Moment of Truth: Is there any action in the data—for treated firms?

Code
# Plot word counts over event time

website_cohorts %>%
  group_by(time) %>%
  summarize(
    avg_injury_word_ratio = mean(injury_word_ratio, na.rm = TRUE),
    sd_injury_word_ratio = sd(injury_word_ratio, na.rm = TRUE),
    n = n(),
    se_injury_word_ratio = sd_injury_word_ratio / sqrt(n),
    ci_lower = avg_injury_word_ratio - qt(0.975, n - 1) * se_injury_word_ratio,
    ci_upper = avg_injury_word_ratio + qt(0.975, n - 1) * se_injury_word_ratio
  ) %>%
  ggplot(aes(x = time, y = avg_injury_word_ratio)) +
  geom_line() +
  geom_point() +
  geom_ribbon(aes(ymin = ci_lower, ymax = ci_upper), alpha = 0.2) +
  scale_y_continuous(limits = c(-0.035, 0.035)) +
  scale_x_continuous(breaks = seq(-3, 3, by = 1)) +
  labs(
    title = "Average Injury-Related Word Ratio Over Event Time",
    x = "Event Time (Years Since Investigation)",
    y = "Average Injury-Related Word Ratio"
  ) +
  ggthemes::theme_hc()

Simple correlation test between Jones residuals and injury-related word ratio: 0.06.
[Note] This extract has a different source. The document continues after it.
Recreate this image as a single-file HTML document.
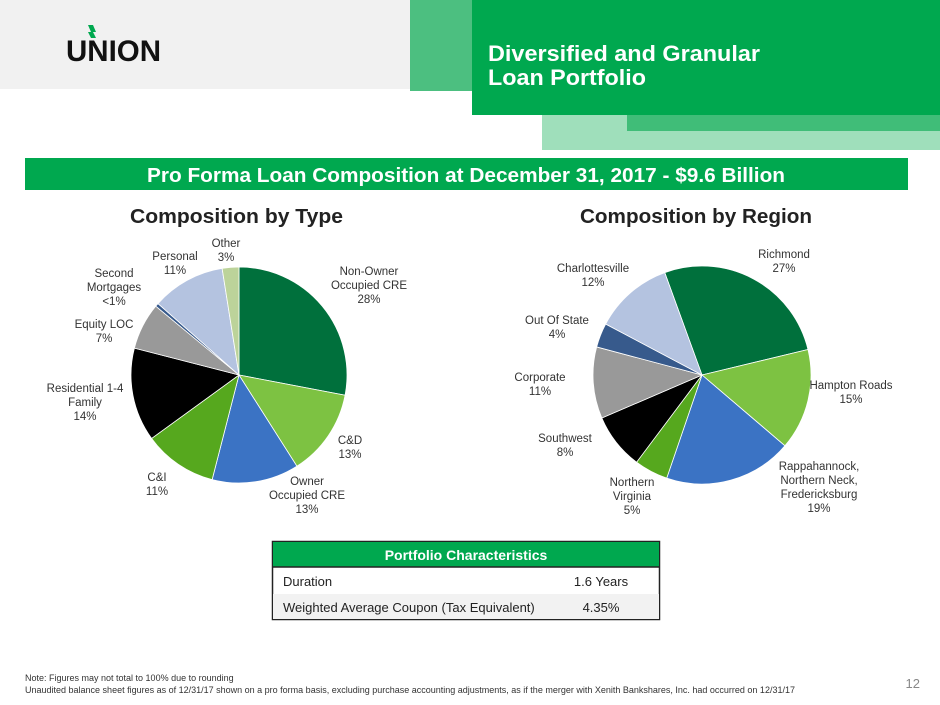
<!DOCTYPE html>
<html><head><meta charset="utf-8"><style>
html,body{margin:0;padding:0;width:940px;height:705px;overflow:hidden;background:#fff;font-family:"Liberation Sans",sans-serif}
</style></head><body>
<svg id="s" width="940" height="705" xmlns="http://www.w3.org/2000/svg" font-family="Liberation Sans, sans-serif">
<rect x="0" y="0" width="410" height="89" fill="#f1f1f1"/>
<rect x="410" y="0" width="62" height="91" fill="#4cbf80"/>
<rect x="542" y="115" width="398" height="35" fill="#9fdfbb"/>
<rect x="627" y="115" width="313" height="16" fill="#40bd78"/>
<rect x="472" y="0" width="468" height="115" fill="#00a84f"/>
<text x="488" y="61" fill="#fff" font-size="22" font-weight="bold" textLength="272" lengthAdjust="spacingAndGlyphs">Diversified and Granular</text>
<text x="488" y="85" fill="#fff" font-size="22" font-weight="bold" textLength="158" lengthAdjust="spacingAndGlyphs">Loan Portfolio</text>
<text x="66" y="61" font-size="30" font-weight="bold" fill="#111" textLength="95" lengthAdjust="spacingAndGlyphs">UNION</text>
<polygon points="88,25 93,25 96,32 91,32" fill="#00a84f"/>
<polygon points="88,32 93,32 96,38 91,38" fill="#00a84f"/>
<rect x="25" y="158" width="883" height="32" fill="#00a84f"/>
<text x="147" y="182" fill="#fff" font-size="20" font-weight="bold" textLength="638" lengthAdjust="spacingAndGlyphs">Pro Forma Loan Composition at December 31, 2017 - $9.6 Billion</text>
<text x="130" y="223" font-size="20" font-weight="bold" fill="#222" textLength="213" lengthAdjust="spacingAndGlyphs">Composition by Type</text>
<text x="580" y="223" font-size="20" font-weight="bold" fill="#222" textLength="232" lengthAdjust="spacingAndGlyphs">Composition by Region</text>
<g id="p1"></g><g id="p2"></g>
<g font-size="11.5" fill="#333" text-anchor="middle">
<text x="369" y="275">Non-Owner</text><text x="369" y="289">Occupied CRE</text><text x="369" y="303">28%</text>
<text x="350" y="444">C&amp;D</text><text x="350" y="458">13%</text>
<text x="307" y="485">Owner</text><text x="307" y="499">Occupied CRE</text><text x="307" y="513">13%</text>
<text x="157" y="481">C&amp;I</text><text x="157" y="495">11%</text>
<text x="85" y="392">Residential 1-4</text><text x="85" y="406">Family</text><text x="85" y="420">14%</text>
<text x="104" y="328">Equity LOC</text><text x="104" y="342">7%</text>
<text x="114" y="277">Second</text><text x="114" y="291">Mortgages</text><text x="114" y="305">&lt;1%</text>
<text x="175" y="260">Personal</text><text x="175" y="274">11%</text>
<text x="226" y="247">Other</text><text x="226" y="261">3%</text>
<text x="784" y="258">Richmond</text><text x="784" y="272">27%</text>
<text x="851" y="389">Hampton Roads</text><text x="851" y="403">15%</text>
<text x="819" y="470">Rappahannock,</text><text x="819" y="484">Northern Neck,</text><text x="819" y="498">Fredericksburg</text><text x="819" y="512">19%</text>
<text x="632" y="486">Northern</text><text x="632" y="500">Virginia</text><text x="632" y="514">5%</text>
<text x="565" y="442">Southwest</text><text x="565" y="456">8%</text>
<text x="540" y="381">Corporate</text><text x="540" y="395">11%</text>
<text x="557" y="324">Out Of State</text><text x="557" y="338">4%</text>
<text x="593" y="272">Charlottesville</text><text x="593" y="286">12%</text>
</g>
<rect x="272.5" y="541.5" width="387" height="78" fill="#fff" stroke="#222" stroke-width="1.5"/>
<rect x="273" y="542" width="386" height="25" fill="#00a84f"/>
<line x1="272" y1="567" x2="660" y2="567" stroke="#222" stroke-width="1.5"/>
<rect x="273" y="594" width="386" height="25" fill="#f2f2f2"/>
<text x="466" y="560" fill="#fff" font-size="14" font-weight="bold" text-anchor="middle">Portfolio Characteristics</text>
<text x="283" y="586" font-size="13" fill="#222">Duration</text>
<text x="601" y="586" font-size="13" fill="#222" text-anchor="middle">1.6 Years</text>
<text x="283" y="612" font-size="13" fill="#222">Weighted Average Coupon  (Tax Equivalent)</text>
<text x="601" y="612" font-size="13" fill="#222" text-anchor="middle">4.35%</text>
<text x="25" y="681" font-size="9" fill="#333">Note: Figures may not total to 100% due to rounding</text>
<text x="25" y="693" font-size="9" fill="#333">Unaudited balance sheet figures as of 12/31/17 shown on a pro forma basis, excluding purchase accounting adjustments, as if the merger with Xenith Bankshares, Inc. had occurred on 12/31/17</text>
<text x="920" y="688" font-size="13" fill="#888" text-anchor="end">12</text>
</svg>
<script>
function pie(id,cx,cy,r,start,data){
 var g=document.getElementById(id),a=start,h='';
 data.forEach(function(d){
  var b=a+d[0]*3.6;
  var x1=cx+r*Math.sin(a*Math.PI/180),y1=cy-r*Math.cos(a*Math.PI/180);
  var x2=cx+r*Math.sin(b*Math.PI/180),y2=cy-r*Math.cos(b*Math.PI/180);
  h+='<path d="M'+cx+','+cy+'L'+x1+','+y1+'A'+r+','+r+' 0 '+((b-a)>180?1:0)+' 1 '+x2+','+y2+'Z" fill="'+d[1]+'" stroke="#fff" stroke-width="0.8"/>';
  a=b;});
 g.innerHTML=h;
}
pie('p1',239,375,108,0,[[28,'#00703c'],[13,'#7dc242'],[13,'#3b73c4'],[11,'#56a81e'],[14,'#000'],[7,'#999'],[0.5,'#375a8c'],[11,'#b4c3e0'],[2.5,'#bcd39a']]);
pie('p2',702,375,109,-20,[[26.8,'#00703c'],[15,'#7dc242'],[19,'#3b73c4'],[5,'#56a81e'],[8.3,'#000'],[10.6,'#999'],[3.6,'#375a8c'],[11.7,'#b4c3e0']]);
</script>
</body></html>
What about treated vs. control firms?

To take the analysis a step further, we can compare treated firms to control firms using a difference-in-differences (DiD) approach. Below I present summary statistics for key variables, followed by DiD estimates and visualizations of the results.

Moment of Truth II: Is there any action in the data—for treated AND control firms?

Code
# Plot word counts over event time

website_cohorts %>%
  group_by(treated, time) %>%
  mutate(treated = ifelse(treated == 1, "Treated", "Control")) %>%
  summarize(avg_injury_word_ratio = mean(injury_word_ratio, na.rm = TRUE)) %>%
  # sd_injury_word_ratio = sd(injury_word_ratio, na.rm = TRUE),
  # n = n(),
  # se_injury_word_ratio = sd_injury_word_ratio / sqrt(n),
  # ci_lower = avg_injury_word_ratio - qt(0.975, n - 1) * se_injury_word_ratio,
  # ci_upper = avg_injury_word_ratio + qt(0.975, n - 1) * se_injury_word_ratio)  %>%
  ggplot(aes(x = time, y = avg_injury_word_ratio, color = treated)) +
  geom_line() +
  geom_point() +
  # geom_ribbon(aes(ymin = ci_lower, ymax = ci_upper), alpha = 0.2) +
  scale_y_continuous(limits = c(-0.025, 0.025)) +
  scale_x_continuous(breaks = seq(-3, 3, by = 1)) +
  labs(
    title = "Average Injury-Related Word Ratio Over Event Time",
    x = "Event Time (Years Since Investigation)",
    y = "Average Injury-Related Word Ratio"
  ) +
  ggthemes::theme_hc()

DiD Estimation of Jones Residuals Around Import Relief Investigations

References

Haans, R.F., Mertens, M.J., 2024. The internet never forgets: A four-step scraping tutorial, codebase, and database for longitudinal organizational website data. Organizational Research Methods 10944281241284941.